Already, he said, Florida has paid $224 million to Berkshire Hathaway just for the guarantee that the company would buy $4 billion worth of bonds should the state’s losses exceed $25 billion.

While asking the panel to avoid politics, Rep. Hays did offer some suggestions of his own.

“We need to raise the premiums of Citizens,” Rep. Hays said. Current rates have been frozen at 2005 levels, he noted and both state regulators and lawmakers have sought to avoid any rate hikes. “That is absurd,” he said. “It is fiscally irresponsible and it is wrong.”

While praising the overall work of the state Office of Insurance Regulation, Rep. Hays said the OIR “artificially suppressed the premiums,” and asked that the state be opened up to more business. “Let the free market work,” he asked. “Let the companies in and let the companies compete.”

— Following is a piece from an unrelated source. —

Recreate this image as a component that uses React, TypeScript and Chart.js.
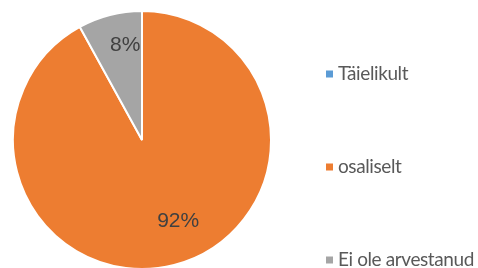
import React, { useEffect, useRef } from "react";
import { Chart, registerables } from "chart.js";

Chart.register(...registerables);

const categories = ["Täielikult", "osaliselt", "Ei ole arvestanud"];
const values = [0, 92, 8];
const valueLabels = ["0%", "92%", "8%"];
const colors = ["#5B9BD5", "#ED7D31", "#A5A5A5"];

const sliceLabelPlugin = {
  id: "sliceLabels",
  afterDatasetsDraw(chart: any, _args: any, opts: any) {
    const ctx = chart.ctx;
    const meta = chart.getDatasetMeta(0);
    ctx.save();
    ctx.font = "21px 'Liberation Sans', Arial, sans-serif";
    ctx.fillStyle = "#404040";
    ctx.textAlign = "center";
    ctx.textBaseline = "middle";
    meta.data.forEach((arc: any, i: number) => {
      if (!values[i]) return;
      const p = arc.getProps(["x", "y", "startAngle", "endAngle", "outerRadius"], true);
      const mid = (p.startAngle + p.endAngle) / 2 + (opts.shift[i] * Math.PI) / 180;
      const r = p.outerRadius * opts.frac[i];
      ctx.fillText(valueLabels[i], p.x + Math.cos(mid) * r, p.y + Math.sin(mid) * r);
    });
    ctx.restore();
  },
};

const sideLegendPlugin = {
  id: "sideLegend",
  afterDraw(chart: any, _args: any, opts: any) {
    const ctx = chart.ctx;
    ctx.save();
    ctx.font = "19px Lato, 'Noto Sans', sans-serif";
    ctx.textBaseline = "middle";
    ctx.textAlign = "left";
    try {
      (ctx as any).letterSpacing = "-0.4px";
    } catch (e) {}
    categories.forEach((c, i) => {
      const y = opts.top + i * opts.step;
      ctx.fillStyle = colors[i];
      ctx.fillRect(opts.x, y - 3.5, 7, 7);
      ctx.fillStyle = "#595959";
      ctx.fillText(c, opts.x + 12, y);
    });
    ctx.restore();
  },
};

export default function App() {
  const ref = useRef<HTMLCanvasElement>(null);
  useEffect(() => {
    if (!ref.current) return;
    const chart = new Chart(ref.current, {
      type: "pie",
      data: {
        labels: categories,
        datasets: [
          {
            data: values,
            backgroundColor: colors,
            borderColor: "#ffffff",
            borderWidth: 2,
          },
        ],
      },
      options: {
        responsive: false,
        animation: false,
        devicePixelRatio: 1,
        layout: { padding: { left: 12, top: 10, right: 206, bottom: 2 } },
        plugins: {
          legend: { display: false },
          tooltip: { enabled: false },
          sliceLabels: { frac: [0.7, 0.69, 0.75], shift: [0, -9.6, 4.4] },
          sideLegend: { x: 326, top: 74, step: 93 },
        } as any,
      },
      plugins: [sliceLabelPlugin, sideLegendPlugin],
    });
    return () => chart.destroy();
  }, []);
  return (
    <div
      style={{
        position: "fixed",
        left: 0,
        top: 0,
        width: 478,
        height: 268,
        overflow: "hidden",
        background: "#fff",
      }}
    >
      <canvas ref={ref} width={478} height={272} style={{ display: "block" }} />
    </div>
  );
}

Among the means to provide rate relief for property insurance policyholders in the bill is a provision to allow primary insurers to purchase additional reinsurance from the state catastrophe fund at cheaper prices than they would see from a private reinsurer. Additionally, the legislation eliminates restrictions on the state’s insurer of last resort, Citizens Property Insurance Company, which forbade it from directly competing for business with primary insurers.

However, because lawmakers sought to ensure that the legislation would not be accompanied by a tax increase, no upfront funding was made available for the increased exposure being faced by the Cat Fund or, potentially, Citizens. Instead, lawmakers expanded the ability of Citizens to make assessments after the fact, allowing the company to make assessments against property and casualty and auto lines, excepting workers compensation and accident and health coverage.